The Fix: Add a large bulk electrolytic capacitor (470µF or higher) directly across the VM and GND terminals on your breadboard or custom PCB. Additionally, ensure your battery's C-rating is sufficient for the peak load.

3. Overcurrent Protection (OCP) False Triggers

The Cause: The DRV8833 features internal OCP set at roughly 1.5A to 2.0A. However, the OCP circuit includes a blanking time (typically 1µs). If you are driving highly inductive loads or using very long, unshielded motor wires, EMI can couple into the logic lines, causing the IC to falsely register a fault.

The Fix: Keep motor wires as short as possible. If using a custom PCB, route high-current motor traces away from sensitive logic traces. Consult advanced layout guidelines from Pololu's motor driver design resources for optimal ground plane isolation.

Understanding Decay Modes: Fast vs. Slow

The DRV8833 handles current decay differently depending on the state of the input pins. Understanding this is critical for precise speed control and stepper motor microstepping.

  • Slow Decay (Braking): Achieved by setting one input HIGH and the other LOW, but utilizing PWM on the LOW side (or using the internal synchronous rectification). This provides smooth current flow and acts as a dynamic brake.
  • Fast Decay (Coasting): Achieved by setting both inputs HIGH. The H-bridge disables the FETs, allowing the motor to spin freely.
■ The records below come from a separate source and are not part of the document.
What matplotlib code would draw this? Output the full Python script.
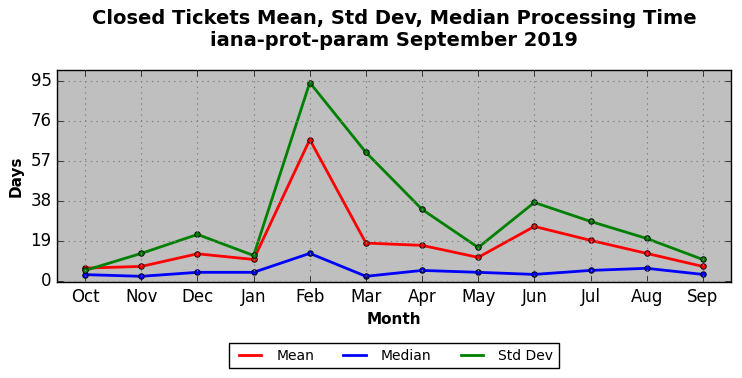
import numpy as np
import matplotlib
matplotlib.use("Agg")
import matplotlib.pyplot as plt
from matplotlib.lines import Line2D

plt.style.use("classic")

months = ["Oct", "Nov", "Dec", "Jan", "Feb", "Mar", "Apr", "May", "Jun", "Jul", "Aug", "Sep"]
mean = [6.0, 6.8, 12.8, 10.1, 67.1, 17.9, 16.8, 11.1, 25.8, 19.2, 13.0, 6.8]
median = [2.9, 2.1, 4.0, 4.0, 13.0, 2.1, 4.9, 4.0, 3.0, 4.9, 5.9, 3.0]
std_dev = [4.9, 13.0, 22.0, 12.0, 94.2, 61.0, 33.9, 15.8, 37.2, 28.2, 20.1, 10.1]
yticks = [0, 19, 38, 57, 76, 95]

fig = plt.figure(figsize=(7.42, 3.78), dpi=100, facecolor="white")
ax = fig.add_axes([0.077, 0.254, 0.908, 0.561])
ax.set_facecolor("#bfbfbf")

x = np.arange(len(months))
ax.plot(x, mean, color="red", lw=2, marker="o", ms=4, mec="black", mew=0.6)
ax.plot(x, median, color="blue", lw=2, marker="o", ms=4, mec="black", mew=0.6)
ax.plot(x, std_dev, color="green", lw=2, marker="o", ms=4, mec="black", mew=0.6)

ax.set_xlim(-0.5, 11.5)
ax.set_ylim(-0.6, 100.2)
ax.set_xticks(x)
ax.set_xticklabels(months)
ax.set_yticks(yticks)
ax.tick_params(labelsize=12)
ax.grid(True, color="gray", linestyle=":", linewidth=0.8)

ax.set_xlabel("Month", fontsize=11, fontweight="bold")
ax.set_ylabel("Days", fontsize=11, fontweight="bold")
ax.set_title("Closed Tickets Mean, Std Dev, Median Processing Time\niana-prot-param September 2019",
             fontsize=14, fontweight="bold", pad=17)

handles = [Line2D([], [], color=c, lw=2) for c in ("red", "blue", "green")]
ax.legend(handles, ["Mean", "Median", "Std Dev"], loc="upper center",
          bbox_to_anchor=(0.5, -0.255), ncol=3, fontsize=10,
          fancybox=False, frameon=True, handlelength=2.2, columnspacing=1.8)

fig.savefig("out.png", dpi=100, facecolor="white")
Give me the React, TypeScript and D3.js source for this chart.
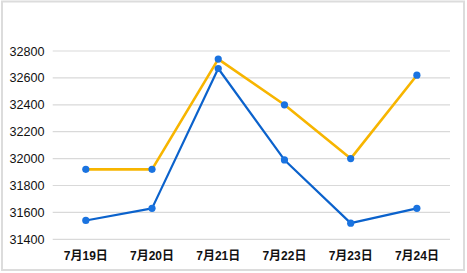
import React, { useEffect, useRef } from "react";
import * as d3 from "d3";

const categories = ["7月19日", "7月20日", "7月21日", "7月22日", "7月23日", "7月24日"];
const seriesBlue = [31540, 31630, 32670, 31990, 31520, 31630];
const seriesYellow = [31920, 31920, 32740, 32400, 32000, 32620];
const yTicks = [31400, 31600, 31800, 32000, 32200, 32400, 32600, 32800];

const W = 467;
const H = 273;

export default function App() {
  const ref = useRef<SVGSVGElement | null>(null);

  useEffect(() => {
    const svg = d3.select(ref.current);
    svg.selectAll("*").remove();

    const x = d3.scaleBand<string>().domain(categories).range([52.7, 450]);
    const y = d3.scaleLinear().domain([31400, 32800]).range([239.3, 51]);
    const cx = (c: string) => (x(c) as number) + x.bandwidth() / 2;

    svg
      .append("rect")
      .attr("x", 2)
      .attr("y", 1.5)
      .attr("width", 462)
      .attr("height", 268.5)
      .attr("fill", "#fff")
      .attr("stroke", "#dcdcdc")
      .attr("stroke-width", 2);

    const grid = svg.append("g");
    yTicks.forEach((t) => {
      grid
        .append("line")
        .attr("x1", 52.7)
        .attr("x2", 450)
        .attr("y1", y(t))
        .attr("y2", y(t))
        .attr("stroke", "#d9d9d9")
        .attr("stroke-width", 1.2);
      grid
        .append("text")
        .attr("x", 44.5)
        .attr("y", y(t))
        .attr("dy", "0.36em")
        .attr("text-anchor", "end")
        .attr("font-family", "'Liberation Sans', Arial, sans-serif")
        .attr("font-size", 12.6)
        .attr("fill", "#111")
        .text(String(t));
    });

    categories.forEach((c) => {
      svg
        .append("text")
        .attr("x", cx(c))
        .attr("y", 256)
        .attr("dy", "0.36em")
        .attr("text-anchor", "middle")
        .attr("font-family", "'Liberation Sans', 'Noto Sans CJK SC', sans-serif")
        .attr("font-size", 12)
        .attr("font-weight", "bold")
        .attr("fill", "#111")
        .text(c);
    });

    const line = d3
      .line<number>()
      .x((_, i) => cx(categories[i]))
      .y((d) => y(d));

    svg
      .append("path")
      .datum(seriesYellow)
      .attr("d", line)
      .attr("fill", "none")
      .attr("stroke", "#f7b500")
      .attr("stroke-width", 2.6)
      .attr("stroke-linejoin", "round");

    svg
      .append("path")
      .datum(seriesBlue)
      .attr("d", line)
      .attr("fill", "none")
      .attr("stroke", "#0b62cc")
      .attr("stroke-width", 2.2)
      .attr("stroke-linejoin", "round");

    [seriesYellow, seriesBlue].forEach((s) => {
      svg
        .append("g")
        .selectAll("circle")
        .data(s)
        .enter()
        .append("circle")
        .attr("cx", (_, i) => cx(categories[i]))
        .attr("cy", (d) => y(d))
        .attr("r", 3.6)
        .attr("fill", "#1a73e0");
    });
  }, []);

  return (
    <svg
      ref={ref}
      width={W}
      height={H}
      style={{ position: "fixed", left: 0, top: 0, display: "block" }}
    />
  );
}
Current dissipates rapidly through the body diodes.

For most DC brushed motor applications in 2026, relying on the default slow-decay braking (setting the opposing pin to 0% PWM while the active pin receives the speed PWM) yields the most linear speed-to-voltage response.

Frequently Asked Questions

Can I use the DRV8833 with a 3.3V microcontroller like the ESP32?

Yes. The DRV8833 logic threshold is proportional to VCC. If you power the VCC pin with 3.3V from your ESP32, the logic HIGH threshold drops accordingly, making it perfectly compatible with 3.3V GPIO pins without the need for a logic level shifter.

Is the DRV8833 suitable for driving a stepper motor?

While it can drive a single bipolar stepper motor using the two H-bridges, it lacks the internal current regulation and step-sequencing logic found in dedicated stepper drivers like the A4988 or TMC2209. You would need to implement the current limiting and microstepping decay algorithms entirely in Arduino software, which is computationally heavy and generally not recommended for high-precision CNC or 3D printer applications.

Expert Tip: Always measure the actual current draw of your motors under stall conditions before finalizing your power supply. A motor rated for 500mA continuous can easily pull 2.5A at startup, triggering the DRV8833's thermal shutdown if the ambient temperature is high and the copper pours on your breakout board are insufficient for heat dissipation.